··· Dataset excerpt ···
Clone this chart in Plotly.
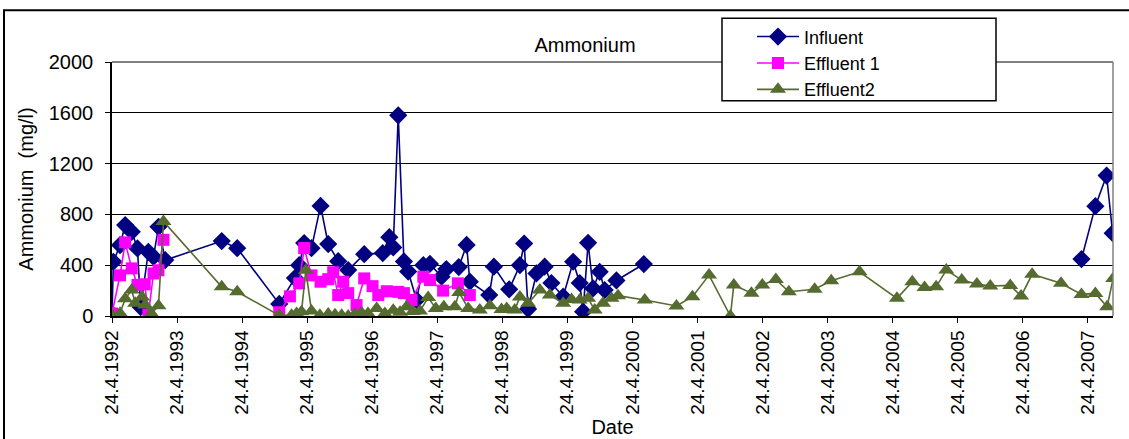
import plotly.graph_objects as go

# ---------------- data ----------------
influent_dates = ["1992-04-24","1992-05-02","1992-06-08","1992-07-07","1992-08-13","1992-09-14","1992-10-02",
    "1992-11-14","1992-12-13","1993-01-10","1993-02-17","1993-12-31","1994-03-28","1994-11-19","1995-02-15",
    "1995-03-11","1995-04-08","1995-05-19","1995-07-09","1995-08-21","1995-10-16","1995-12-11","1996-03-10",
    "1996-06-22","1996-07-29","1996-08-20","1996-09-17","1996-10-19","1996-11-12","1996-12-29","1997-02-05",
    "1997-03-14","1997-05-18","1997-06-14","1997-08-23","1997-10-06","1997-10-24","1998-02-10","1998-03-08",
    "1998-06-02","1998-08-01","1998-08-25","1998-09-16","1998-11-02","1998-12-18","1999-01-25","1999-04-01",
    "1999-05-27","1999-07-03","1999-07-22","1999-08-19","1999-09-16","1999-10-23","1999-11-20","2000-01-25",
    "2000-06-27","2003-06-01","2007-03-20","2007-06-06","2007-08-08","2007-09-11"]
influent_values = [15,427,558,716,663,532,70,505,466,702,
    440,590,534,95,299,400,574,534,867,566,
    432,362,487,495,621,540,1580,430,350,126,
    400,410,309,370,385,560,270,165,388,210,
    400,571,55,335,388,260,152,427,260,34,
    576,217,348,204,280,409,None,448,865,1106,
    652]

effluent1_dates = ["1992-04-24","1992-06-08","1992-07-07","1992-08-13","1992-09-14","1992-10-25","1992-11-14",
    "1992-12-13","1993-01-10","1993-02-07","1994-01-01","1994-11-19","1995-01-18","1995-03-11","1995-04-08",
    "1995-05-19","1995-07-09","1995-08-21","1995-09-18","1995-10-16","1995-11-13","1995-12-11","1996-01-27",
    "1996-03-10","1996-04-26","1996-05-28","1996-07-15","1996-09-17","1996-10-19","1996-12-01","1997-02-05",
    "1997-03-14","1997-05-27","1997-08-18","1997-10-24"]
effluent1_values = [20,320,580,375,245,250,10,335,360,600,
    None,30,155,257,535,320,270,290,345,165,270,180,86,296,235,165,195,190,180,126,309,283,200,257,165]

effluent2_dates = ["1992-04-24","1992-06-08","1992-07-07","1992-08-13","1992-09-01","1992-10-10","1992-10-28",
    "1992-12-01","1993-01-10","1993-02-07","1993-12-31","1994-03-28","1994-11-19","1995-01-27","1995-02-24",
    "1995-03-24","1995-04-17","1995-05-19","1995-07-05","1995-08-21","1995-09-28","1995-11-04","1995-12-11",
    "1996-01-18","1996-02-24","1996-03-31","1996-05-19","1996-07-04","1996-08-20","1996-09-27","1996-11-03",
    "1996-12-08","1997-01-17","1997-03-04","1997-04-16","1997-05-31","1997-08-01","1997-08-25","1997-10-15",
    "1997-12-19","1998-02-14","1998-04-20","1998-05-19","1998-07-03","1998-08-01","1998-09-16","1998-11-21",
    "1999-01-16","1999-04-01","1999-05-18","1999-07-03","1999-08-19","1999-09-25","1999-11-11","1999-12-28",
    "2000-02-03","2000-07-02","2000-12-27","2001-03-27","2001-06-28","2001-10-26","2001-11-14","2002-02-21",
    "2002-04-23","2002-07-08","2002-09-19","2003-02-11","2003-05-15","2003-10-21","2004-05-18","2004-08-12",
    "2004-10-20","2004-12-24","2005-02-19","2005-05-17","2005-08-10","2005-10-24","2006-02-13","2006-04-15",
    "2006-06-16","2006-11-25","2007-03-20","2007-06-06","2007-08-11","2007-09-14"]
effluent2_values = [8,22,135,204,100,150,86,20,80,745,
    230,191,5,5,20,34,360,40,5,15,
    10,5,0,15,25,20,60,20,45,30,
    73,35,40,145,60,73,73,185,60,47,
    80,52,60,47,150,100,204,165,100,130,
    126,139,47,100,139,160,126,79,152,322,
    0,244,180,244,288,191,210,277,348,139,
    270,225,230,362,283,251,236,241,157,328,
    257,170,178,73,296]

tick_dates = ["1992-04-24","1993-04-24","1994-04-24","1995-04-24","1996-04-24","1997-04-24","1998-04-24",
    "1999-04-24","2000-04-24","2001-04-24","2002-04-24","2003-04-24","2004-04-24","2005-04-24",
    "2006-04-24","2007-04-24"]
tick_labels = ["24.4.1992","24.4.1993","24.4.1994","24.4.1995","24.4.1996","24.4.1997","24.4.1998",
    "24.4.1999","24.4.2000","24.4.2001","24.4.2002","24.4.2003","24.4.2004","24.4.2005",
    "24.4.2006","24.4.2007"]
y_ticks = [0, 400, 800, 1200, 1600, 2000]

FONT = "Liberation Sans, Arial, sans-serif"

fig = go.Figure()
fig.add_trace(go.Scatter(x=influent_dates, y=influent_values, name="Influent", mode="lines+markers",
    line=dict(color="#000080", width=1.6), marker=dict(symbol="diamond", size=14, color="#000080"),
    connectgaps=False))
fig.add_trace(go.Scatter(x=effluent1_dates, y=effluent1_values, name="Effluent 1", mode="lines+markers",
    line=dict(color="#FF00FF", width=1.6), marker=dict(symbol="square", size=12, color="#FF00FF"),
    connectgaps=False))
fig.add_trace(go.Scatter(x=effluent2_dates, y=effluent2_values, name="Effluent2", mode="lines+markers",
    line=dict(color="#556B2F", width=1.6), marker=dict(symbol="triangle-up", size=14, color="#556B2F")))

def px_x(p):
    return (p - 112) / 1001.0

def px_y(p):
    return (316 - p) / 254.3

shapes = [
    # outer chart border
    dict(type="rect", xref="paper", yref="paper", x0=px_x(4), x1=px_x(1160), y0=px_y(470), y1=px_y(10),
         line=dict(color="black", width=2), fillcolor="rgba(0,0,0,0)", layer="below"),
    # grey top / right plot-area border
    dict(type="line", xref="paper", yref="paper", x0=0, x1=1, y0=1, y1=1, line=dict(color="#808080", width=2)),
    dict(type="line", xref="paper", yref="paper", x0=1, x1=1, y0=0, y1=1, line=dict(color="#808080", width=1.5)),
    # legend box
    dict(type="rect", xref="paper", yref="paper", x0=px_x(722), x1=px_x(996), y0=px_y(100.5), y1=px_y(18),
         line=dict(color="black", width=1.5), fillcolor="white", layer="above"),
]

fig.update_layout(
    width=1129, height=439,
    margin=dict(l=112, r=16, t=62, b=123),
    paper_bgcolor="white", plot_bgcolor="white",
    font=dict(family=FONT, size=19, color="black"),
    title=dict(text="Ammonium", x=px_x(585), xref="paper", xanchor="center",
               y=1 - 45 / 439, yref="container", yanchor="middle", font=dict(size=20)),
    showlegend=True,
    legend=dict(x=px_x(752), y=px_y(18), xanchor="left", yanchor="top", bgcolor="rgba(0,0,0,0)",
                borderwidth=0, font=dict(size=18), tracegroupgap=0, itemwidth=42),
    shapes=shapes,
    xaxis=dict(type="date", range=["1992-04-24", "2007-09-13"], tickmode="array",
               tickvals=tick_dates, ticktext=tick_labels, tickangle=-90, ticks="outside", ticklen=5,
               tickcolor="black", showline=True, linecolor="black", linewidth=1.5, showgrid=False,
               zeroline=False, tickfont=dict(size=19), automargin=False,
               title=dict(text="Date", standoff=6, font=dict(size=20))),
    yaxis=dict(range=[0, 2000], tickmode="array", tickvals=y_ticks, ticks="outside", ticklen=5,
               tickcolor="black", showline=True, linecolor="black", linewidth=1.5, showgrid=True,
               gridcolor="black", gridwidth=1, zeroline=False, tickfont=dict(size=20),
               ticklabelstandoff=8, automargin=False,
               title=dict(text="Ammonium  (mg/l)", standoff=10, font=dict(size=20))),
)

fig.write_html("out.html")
···
Exercise description →
Omit every picture, then repeat the remaining data exactly as it appears above.

Solved exercise →
Clone this chart in Plotly.
import plotly.graph_objects as go

# ---------------- data ----------------
influent_dates = ["1992-04-24","1992-05-02","1992-06-08","1992-07-07","1992-08-13","1992-09-14","1992-10-02",
    "1992-11-14","1992-12-13","1993-01-10","1993-02-17","1993-12-31","1994-03-28","1994-11-19","1995-02-15",
    "1995-03-11","1995-04-08","1995-05-19","1995-07-09","1995-08-21","1995-10-16","1995-12-11","1996-03-10",
    "1996-06-22","1996-07-29","1996-08-20","1996-09-17","1996-10-19","1996-11-12","1996-12-29","1997-02-05",
    "1997-03-14","1997-05-18","1997-06-14","1997-08-23","1997-10-06","1997-10-24","1998-02-10","1998-03-08",
    "1998-06-02","1998-08-01","1998-08-25","1998-09-16","1998-11-02","1998-12-18","1999-01-25","1999-04-01",
    "1999-05-27","1999-07-03","1999-07-22","1999-08-19","1999-09-16","1999-10-23","1999-11-20","2000-01-25",
    "2000-06-27","2003-06-01","2007-03-20","2007-06-06","2007-08-08","2007-09-11"]
influent_values = [15,427,558,716,663,532,70,505,466,702,
    440,590,534,95,299,400,574,534,867,566,
    432,362,487,495,621,540,1580,430,350,126,
    400,410,309,370,385,560,270,165,388,210,
    400,571,55,335,388,260,152,427,260,34,
    576,217,348,204,280,409,None,448,865,1106,
    652]

effluent1_dates = ["1992-04-24","1992-06-08","1992-07-07","1992-08-13","1992-09-14","1992-10-25","1992-11-14",
    "1992-12-13","1993-01-10","1993-02-07","1994-01-01","1994-11-19","1995-01-18","1995-03-11","1995-04-08",
    "1995-05-19","1995-07-09","1995-08-21","1995-09-18","1995-10-16","1995-11-13","1995-12-11","1996-01-27",
    "1996-03-10","1996-04-26","1996-05-28","1996-07-15","1996-09-17","1996-10-19","1996-12-01","1997-02-05",
    "1997-03-14","1997-05-27","1997-08-18","1997-10-24"]
effluent1_values = [20,320,580,375,245,250,10,335,360,600,
    None,30,155,257,535,320,270,290,345,165,270,180,86,296,235,165,195,190,180,126,309,283,200,257,165]

effluent2_dates = ["1992-04-24","1992-06-08","1992-07-07","1992-08-13","1992-09-01","1992-10-10","1992-10-28",
    "1992-12-01","1993-01-10","1993-02-07","1993-12-31","1994-03-28","1994-11-19","1995-01-27","1995-02-24",
    "1995-03-24","1995-04-17","1995-05-19","1995-07-05","1995-08-21","1995-09-28","1995-11-04","1995-12-11",
    "1996-01-18","1996-02-24","1996-03-31","1996-05-19","1996-07-04","1996-08-20","1996-09-27","1996-11-03",
    "1996-12-08","1997-01-17","1997-03-04","1997-04-16","1997-05-31","1997-08-01","1997-08-25","1997-10-15",
    "1997-12-19","1998-02-14","1998-04-20","1998-05-19","1998-07-03","1998-08-01","1998-09-16","1998-11-21",
    "1999-01-16","1999-04-01","1999-05-18","1999-07-03","1999-08-19","1999-09-25","1999-11-11","1999-12-28",
    "2000-02-03","2000-07-02","2000-12-27","2001-03-27","2001-06-28","2001-10-26","2001-11-14","2002-02-21",
    "2002-04-23","2002-07-08","2002-09-19","2003-02-11","2003-05-15","2003-10-21","2004-05-18","2004-08-12",
    "2004-10-20","2004-12-24","2005-02-19","2005-05-17","2005-08-10","2005-10-24","2006-02-13","2006-04-15",
    "2006-06-16","2006-11-25","2007-03-20","2007-06-06","2007-08-11","2007-09-14"]
effluent2_values = [8,22,135,204,100,150,86,20,80,745,
    230,191,5,5,20,34,360,40,5,15,
    10,5,0,15,25,20,60,20,45,30,
    73,35,40,145,60,73,73,185,60,47,
    80,52,60,47,150,100,204,165,100,130,
    126,139,47,100,139,160,126,79,152,322,
    0,244,180,244,288,191,210,277,348,139,
    270,225,230,362,283,251,236,241,157,328,
    257,170,178,73,296]

tick_dates = ["1992-04-24","1993-04-24","1994-04-24","1995-04-24","1996-04-24","1997-04-24","1998-04-24",
    "1999-04-24","2000-04-24","2001-04-24","2002-04-24","2003-04-24","2004-04-24","2005-04-24",
    "2006-04-24","2007-04-24"]
tick_labels = ["24.4.1992","24.4.1993","24.4.1994","24.4.1995","24.4.1996","24.4.1997","24.4.1998",
    "24.4.1999","24.4.2000","24.4.2001","24.4.2002","24.4.2003","24.4.2004","24.4.2005",
    "24.4.2006","24.4.2007"]
y_ticks = [0, 400, 800, 1200, 1600, 2000]

FONT = "Liberation Sans, Arial, sans-serif"

fig = go.Figure()
fig.add_trace(go.Scatter(x=influent_dates, y=influent_values, name="Influent", mode="lines+markers",
    line=dict(color="#000080", width=1.6), marker=dict(symbol="diamond", size=14, color="#000080"),
    connectgaps=False))
fig.add_trace(go.Scatter(x=effluent1_dates, y=effluent1_values, name="Effluent 1", mode="lines+markers",
    line=dict(color="#FF00FF", width=1.6), marker=dict(symbol="square", size=12, color="#FF00FF"),
    connectgaps=False))
fig.add_trace(go.Scatter(x=effluent2_dates, y=effluent2_values, name="Effluent2", mode="lines+markers",
    line=dict(color="#556B2F", width=1.6), marker=dict(symbol="triangle-up", size=14, color="#556B2F")))

def px_x(p):
    return (p - 112) / 1001.0

def px_y(p):
    return (316 - p) / 254.3

shapes = [
    # outer chart border
    dict(type="rect", xref="paper", yref="paper", x0=px_x(4), x1=px_x(1160), y0=px_y(470), y1=px_y(10),
         line=dict(color="black", width=2), fillcolor="rgba(0,0,0,0)", layer="below"),
    # grey top / right plot-area border
    dict(type="line", xref="paper", yref="paper", x0=0, x1=1, y0=1, y1=1, line=dict(color="#808080", width=2)),
    dict(type="line", xref="paper", yref="paper", x0=1, x1=1, y0=0, y1=1, line=dict(color="#808080", width=1.5)),
    # legend box
    dict(type="rect", xref="paper", yref="paper", x0=px_x(722), x1=px_x(996), y0=px_y(100.5), y1=px_y(18),
         line=dict(color="black", width=1.5), fillcolor="white", layer="above"),
]

fig.update_layout(
    width=1129, height=439,
    margin=dict(l=112, r=16, t=62, b=123),
    paper_bgcolor="white", plot_bgcolor="white",
    font=dict(family=FONT, size=19, color="black"),
    title=dict(text="Ammonium", x=px_x(585), xref="paper", xanchor="center",
               y=1 - 45 / 439, yref="container", yanchor="middle", font=dict(size=20)),
    showlegend=True,
    legend=dict(x=px_x(752), y=px_y(18), xanchor="left", yanchor="top", bgcolor="rgba(0,0,0,0)",
                borderwidth=0, font=dict(size=18), tracegroupgap=0, itemwidth=42),
    shapes=shapes,
    xaxis=dict(type="date", range=["1992-04-24", "2007-09-13"], tickmode="array",
               tickvals=tick_dates, ticktext=tick_labels, tickangle=-90, ticks="outside", ticklen=5,
               tickcolor="black", showline=True, linecolor="black", linewidth=1.5, showgrid=False,
               zeroline=False, tickfont=dict(size=19), automargin=False,
               title=dict(text="Date", standoff=6, font=dict(size=20))),
    yaxis=dict(range=[0, 2000], tickmode="array", tickvals=y_ticks, ticks="outside", ticklen=5,
               tickcolor="black", showline=True, linecolor="black", linewidth=1.5, showgrid=True,
               gridcolor="black", gridwidth=1, zeroline=False, tickfont=dict(size=20),
               ticklabelstandoff=8, automargin=False,
               title=dict(text="Ammonium  (mg/l)", standoff=10, font=dict(size=20))),
)

fig.write_html("out.html")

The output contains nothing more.